# start of Given data

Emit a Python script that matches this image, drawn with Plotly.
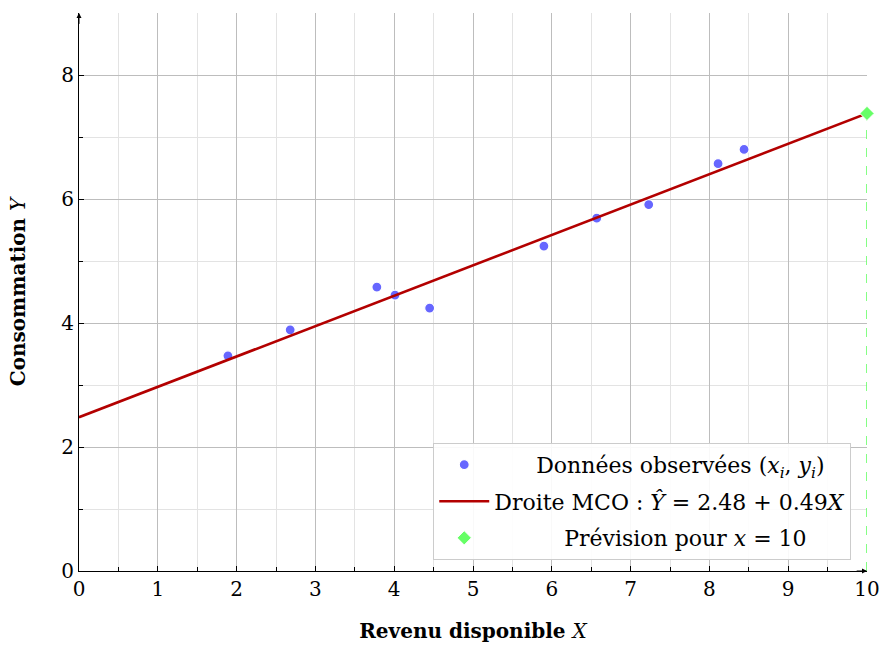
import plotly.graph_objects as go

# Data
x_obs = [1.89, 2.68, 3.78, 4.01, 4.45, 5.90, 6.57, 7.23, 8.11, 8.44]
y_obs = [3.47, 3.89, 4.58, 4.45, 4.24, 5.24, 5.69, 5.91, 6.57, 6.80]
intercept = 2.48
slope = 0.49
x_line = [0, 10]
y_line = [intercept + slope * v for v in x_line]
x_pred = [10]
y_pred = [intercept + slope * 10]

FONT = "DejaVu Serif"
NB = "\u00a0"

fig = go.Figure()

# dashed vertical at prediction
fig.add_trace(go.Scatter(
    x=[x_pred[0], x_pred[0]], y=[0, y_pred[0]], mode="lines",
    line=dict(color="#66ff66", width=1.6, dash="dash"),
    showlegend=False, hoverinfo="skip", cliponaxis=False))

fig.add_trace(go.Scatter(
    x=x_obs, y=y_obs, mode="markers", legendgroup="a",
    marker=dict(color="#6666ff", size=10, line=dict(color="white", width=1.2)),
    name=NB * 6 + "Données observées (<i>x<sub>i</sub></i>, <i>y<sub>i</sub></i>)"))

fig.add_trace(go.Scatter(
    x=x_line, y=y_line, mode="lines", legendgroup="b",
    line=dict(color="#b30000", width=2.6),
    name="Droite MCO : <i>Ŷ</i> = 2.48 + 0.49<i>X</i>"))

fig.add_trace(go.Scatter(
    x=x_pred, y=y_pred, mode="markers", legendgroup="c",
    marker=dict(color="#66ff66", symbol="diamond", size=11, line=dict(color="white", width=1)),
    name=NB * 10 + "Prévision pour <i>x</i> = 10", cliponaxis=False))

fig.update_layout(
    width=882, height=650,
    margin=dict(l=79, r=15, t=13, b=79),
    paper_bgcolor="white", plot_bgcolor="white",
    font=dict(family=FONT, size=19, color="black"),
    xaxis=dict(
        range=[0, 10], dtick=1, tick0=0, automargin=False,
        showgrid=True, gridcolor="#bdbdbd", gridwidth=1,
        minor=dict(dtick=0.5, showgrid=True, gridcolor="#e3e3e3", ticks="inside", ticklen=4, tickcolor="black"),
        ticks="inside", ticklen=5, tickcolor="black",
        showline=True, linecolor="black", linewidth=1,
        zeroline=False,
        title=dict(text="<b>Revenu disponible </b><i>X</i>", font=dict(size=20), standoff=23),
        tickfont=dict(size=20),
    ),
    yaxis=dict(
        range=[0, 9], tickvals=[0, 2, 4, 6, 8], automargin=False,
        showgrid=True, gridcolor="#bdbdbd", gridwidth=1,
        minor=dict(dtick=1, showgrid=True, gridcolor="#e3e3e3", ticks="inside", ticklen=4, tickcolor="black"),
        ticks="inside", ticklen=5, tickcolor="black",
        showline=True, linecolor="black", linewidth=1,
        zeroline=False,
        title=dict(text="<b>Consommation </b><i>Y</i>", font=dict(size=20), standoff=30),
        tickfont=dict(size=20),
    ),
    legend=dict(
        x=0.98, y=0.02, xanchor="right", yanchor="bottom",
        bgcolor="rgba(255,255,255,0.9)", bordercolor="#cccccc", borderwidth=1,
        font=dict(size=22), itemwidth=50, traceorder="grouped", tracegroupgap=5,
    ),
)

# axis arrows
fig.add_annotation(x=10, y=0, ax=9.85, ay=0, xref="x", yref="y", axref="x", ayref="y",
                   showarrow=True, arrowhead=2, arrowsize=1, arrowwidth=1, arrowcolor="black", text="")
fig.add_annotation(x=0, y=9, ax=0, ay=8.8, xref="x", yref="y", axref="x", ayref="y",
                   showarrow=True, arrowhead=2, arrowsize=1, arrowwidth=1, arrowcolor="black", text="")

fig.write_html("out.html")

# end of Given data

Challenge => Skip the pictures, please, and transcribe only the lines from the beginning of the material through the one that contains "name=NB * 6".

Written response =>
Emit a Python script that matches this image, drawn with Plotly.
import plotly.graph_objects as go

# Data
x_obs = [1.89, 2.68, 3.78, 4.01, 4.45, 5.90, 6.57, 7.23, 8.11, 8.44]
y_obs = [3.47, 3.89, 4.58, 4.45, 4.24, 5.24, 5.69, 5.91, 6.57, 6.80]
intercept = 2.48
slope = 0.49
x_line = [0, 10]
y_line = [intercept + slope * v for v in x_line]
x_pred = [10]
y_pred = [intercept + slope * 10]

FONT = "DejaVu Serif"
NB = "\u00a0"

fig = go.Figure()

# dashed vertical at prediction
fig.add_trace(go.Scatter(
    x=[x_pred[0], x_pred[0]], y=[0, y_pred[0]], mode="lines",
    line=dict(color="#66ff66", width=1.6, dash="dash"),
    showlegend=False, hoverinfo="skip", cliponaxis=False))

fig.add_trace(go.Scatter(
    x=x_obs, y=y_obs, mode="markers", legendgroup="a",
    marker=dict(color="#6666ff", size=10, line=dict(color="white", width=1.2)),
    name=NB * 6 + "Données observées (<i>x<sub>i</sub></i>, <i>y<sub>i</sub></i>)"))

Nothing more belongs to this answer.